Global financial markets concluded the final trading sessions of 2025 with divergent performances across major indices amid characteristically thin year-end trading volumes. European shares opened with minimal movement Tuesday following modest declines across Asian markets, with numerous exchanges preparing for New Year closures.

Japanese Prime Minister Sanae Takaichi presided over the Tokyo Stock Exchange’s traditional year-end bell ceremony, emphasizing the government’s commitment to “realizing a Japanese economy that earns the global investment community’s trust.” Despite closing 0.4% lower at 50,339.48, the Nikkei 225 achieved its first year-end close above the historic 50,000 threshold, registering an impressive annual gain of nearly 25%.

European trading saw Germany’s DAX essentially flat at 24,348.38, while Britain’s FTSE 100 edged upward 0.1% to 9,876.73. France’s CAC 40 remained virtually unchanged at 8,112.37. Asian markets displayed variability with Hong Kong’s Hang Seng advancing 0.9% to 25,854.60, while mainland China’s Shanghai Composite held steady at 3,965.51. Australia’s S&P/ASX 200 dipped marginally, and South Korea’s Kospi declined 0.2%.

The technology sector continued experiencing volatility as investor skepticism mounted regarding artificial intelligence investments’ long-term profitability. Market heavyweights Nvidia and Broadcom declined 1.2% and 0.8% respectively, reflecting concerns about whether AI-focused companies can justify their substantial valuations.

Precious metals demonstrated remarkable resilience with gold prices rebounding 0.7% after Monday’s 4.6% decline, maintaining an extraordinary 64% annual appreciation. Silver staged a dramatic recovery, surging 4.4% following an 8.7% previous-day slump, more than doubling in value throughout 2025. These recoveries occurred despite the Chicago Mercantile Exchange’s increased margin requirements for metals trading.

Energy markets witnessed modest gains with U.S. crude oil advancing to $58.22 per barrel and Brent crude reaching $61.61. Currency markets displayed minimal fluctuation as the U.S. dollar held near 156.00 yen while the euro dipped slightly against the dollar.

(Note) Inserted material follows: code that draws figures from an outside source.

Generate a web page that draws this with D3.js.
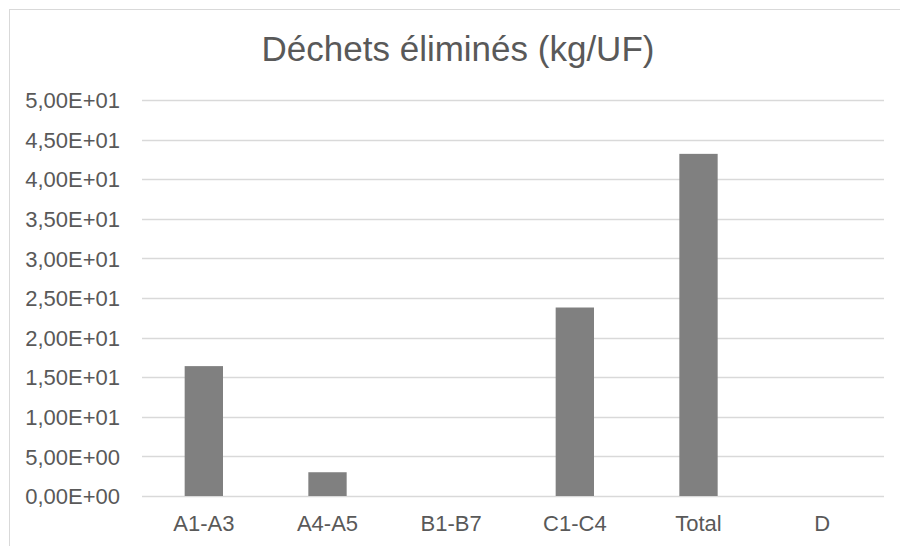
<!DOCTYPE html>
<html>
<head>
<meta charset="utf-8">
<script src="https://cdn.jsdelivr.net/npm/d3@7"></script>
<style>
  html, body { margin: 0; padding: 0; background: #fff; }
  svg { display: block; }
</style>
</head>
<body>
<svg id="chart" width="900" height="546"></svg>
<script>
const categories = ["A1-A3", "A4-A5", "B1-B7", "C1-C4", "Total", "D"];
const values = [16.4, 3.0, 0, 23.8, 43.2, 0];
const yTicks = [0, 5, 10, 15, 20, 25, 30, 35, 40, 45, 50];
const title = "Déchets éliminés (kg/UF)";

const fmt = v => {
  const s = v.toExponential(2).replace(".", ",");
  return s.replace(/e([+-])(\d+)$/, (m, sg, d) => "E" + sg + d.padStart(2, "0"));
};

const svg = d3.select("#chart");
const font = "'Liberation Sans', Arial, sans-serif";
const textColor = "#595959";

// chart border
svg.append("rect")
  .attr("x", 9.5).attr("y", 9.5)
  .attr("width", 897).attr("height", 560)
  .attr("fill", "#fff").attr("stroke", "#d9d9d9").attr("stroke-width", 1);

const plot = { left: 142, right: 884, top: 100, bottom: 496 };

const x = d3.scaleBand().domain(categories)
  .range([plot.left, plot.right]).paddingInner(0.69).paddingOuter(0.345);
const y = d3.scaleLinear().domain([0, 50]).range([plot.bottom, plot.top]);

// gridlines
svg.append("g")
  .selectAll("line").data(yTicks).join("line")
  .attr("x1", plot.left).attr("x2", plot.right)
  .attr("y1", d => Math.round(y(d)) + 0.5).attr("y2", d => Math.round(y(d)) + 0.5)
  .attr("stroke", "#d9d9d9").attr("stroke-width", 1.3);

// y axis labels
const yAxis = d3.axisLeft(y).tickValues(yTicks).tickFormat(fmt).tickSize(0).tickPadding(0);
const gy = svg.append("g").attr("transform", `translate(120,0)`).call(yAxis);
gy.select(".domain").remove();
gy.selectAll("text").attr("font-family", font).attr("font-size", 22).attr("fill", textColor)
  .attr("dy", "0.35em");

// bars
svg.append("g").selectAll("rect").data(categories).join("rect")
  .attr("x", d => x(d))
  .attr("width", x.bandwidth())
  .attr("y", (d, i) => y(values[i]))
  .attr("height", (d, i) => y(0) - y(values[i]))
  .attr("fill", "#808080");

// x axis labels
const xAxis = d3.axisBottom(x).tickSize(0).tickPadding(0);
const gx = svg.append("g").attr("transform", `translate(0,531)`).call(xAxis);
gx.select(".domain").remove();
gx.selectAll("text").attr("font-family", font).attr("font-size", 22).attr("fill", textColor)
  .attr("y", 0).attr("dy", 0);

// title
svg.append("text")
  .attr("x", 458).attr("y", 61)
  .attr("text-anchor", "middle")
  .attr("font-family", font).attr("font-size", 35)
  .attr("fill", textColor)
  .text(title);
</script>
</body>
</html>
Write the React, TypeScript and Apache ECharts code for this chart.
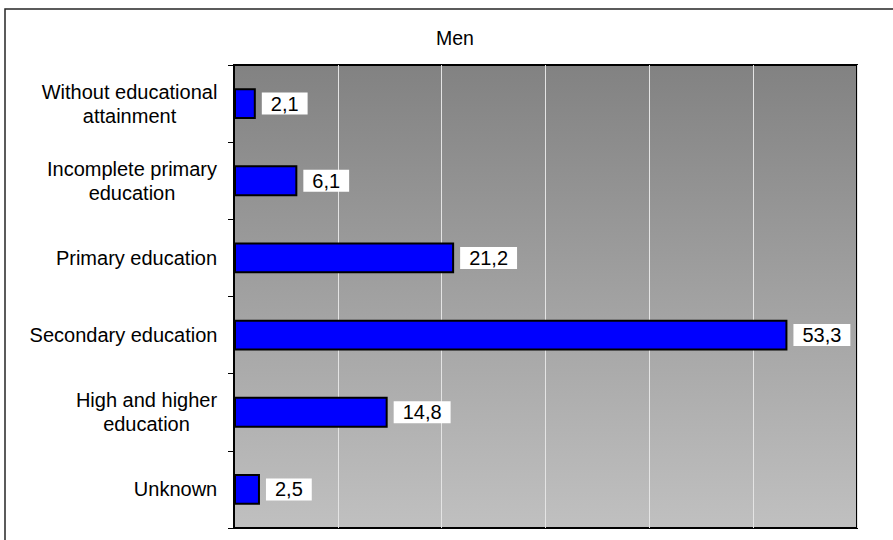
import React, { useEffect, useRef } from "react";
import * as echarts from "echarts";

const categories: string[] = [
  "Without educational\nattainment",
  "Incomplete primary\neducation",
  "Primary education",
  "Secondary education",
  "High and higher\neducation",
  "Unknown",
];
const values: number[] = [2.1, 6.1, 21.2, 53.3, 14.8, 2.5];
const titleText = "Men";
const axisMax = 60;
const axisInterval = 10;

const FONT = '"Liberation Sans", Arial, Helvetica, sans-serif';
const FS = 20;

function measure(text: string): number {
  const c = document.createElement("canvas");
  const ctx = c.getContext("2d");
  if (!ctx) return text.length * FS * 0.5;
  ctx.font = `${FS}px "Liberation Sans"`;
  return ctx.measureText(text).width;
}

export default function App() {
  const ref = useRef<HTMLDivElement>(null);
  useEffect(() => {
    if (!ref.current) return;
    const chart = echarts.init(ref.current, undefined, { renderer: "svg" });
    const rich: Record<string, any> = {};
    categories.forEach((c, i) => {
      const w = Math.max(...c.split("\n").map(measure));
      rich["c" + i] = {
        width: Math.ceil(w) + 1,
        align: "center",
        fontSize: FS,
        fontFamily: FONT,
        color: "#000",
        lineHeight: 24,
      };
    });
    chart.setOption({
      animation: false,
      backgroundColor: "#fff",
      textStyle: { fontFamily: FONT },
      graphic: [
        {
          type: "rect",
          shape: { x: 5, y: 9, width: 940, height: 600 },
          style: { fill: "none", stroke: "#262626", lineWidth: 1.5 },
          silent: true,
        },
        {
          type: "text",
          x: 455,
          y: 38,
          style: {
            text: titleText,
            fontSize: 19.5,
            fontFamily: FONT,
            fill: "#000",
            textAlign: "center",
            textVerticalAlign: "middle",
          },
        },
      ],
      grid: {
        left: 234,
        top: 65,
        width: 623,
        height: 463,
        show: true,
        borderColor: "#000",
        borderWidth: 2,
        backgroundColor: {
          type: "linear",
          x: 0,
          y: 0,
          x2: 0,
          y2: 1,
          colorStops: [
            { offset: 0, color: "#828282" },
            { offset: 1, color: "#c0c0c0" },
          ],
        },
      },
      xAxis: {
        type: "value",
        min: 0,
        max: axisMax,
        interval: axisInterval,
        axisLabel: { show: false },
        axisTick: { show: false },
        axisLine: { show: false },
        splitLine: { show: true, lineStyle: { color: "#e4e4e4", width: 1 } },
      },
      yAxis: {
        type: "category",
        inverse: true,
        data: categories,
        axisLine: { show: true, lineStyle: { color: "#000", width: 2 } },
        axisTick: { show: true, length: 6, lineStyle: { color: "#000", width: 1 } },
        axisLabel: {
          margin: 16,
          align: "right",
          fontSize: FS,
          fontFamily: FONT,
          color: "#000",
          lineHeight: 24,
          formatter: (v: string, i: number) =>
            v
              .split("\n")
              .map((l) => `{c${i}|${l}}`)
              .join("\n"),
          rich,
        },
      },
      series: [
        {
          type: "bar",
          data: values,
          barWidth: "40%",
          itemStyle: { color: "#0000ff", borderColor: "#000", borderWidth: 2 },
          label: {
            show: true,
            position: "right",
            distance: 6,
            backgroundColor: "#fff",
            color: "#000",
            fontSize: FS,
            fontFamily: FONT,
            lineHeight: 20,
            padding: [1, 9, 1, 9],
            formatter: (p: any) => String(p.value).replace(".", ","),
          },
        },
      ],
    });
    return () => chart.dispose();
  }, []);
  return (
    <div
      ref={ref}
      style={{ position: "fixed", left: 0, top: 0, width: 893, height: 540 }}
    />
  );
}
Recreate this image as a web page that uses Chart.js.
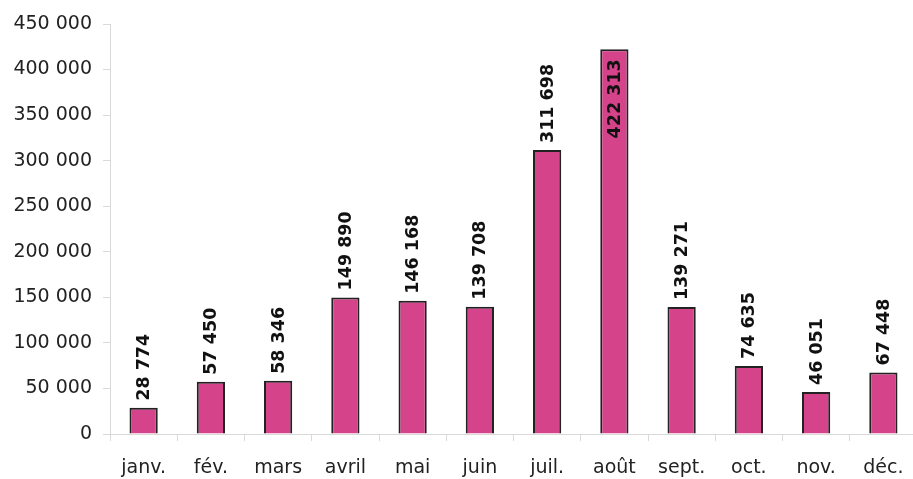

Treasury yields continued their descent with the 10-year note falling to 4.11%, reflecting the Federal Reserve’s interest rate cuts implemented throughout the year to address employment market softening. This monetary policy shift has generated concerns about potential inflationary pressures exceeding the central bank’s 2% target, creating economic uncertainty heading into 2026.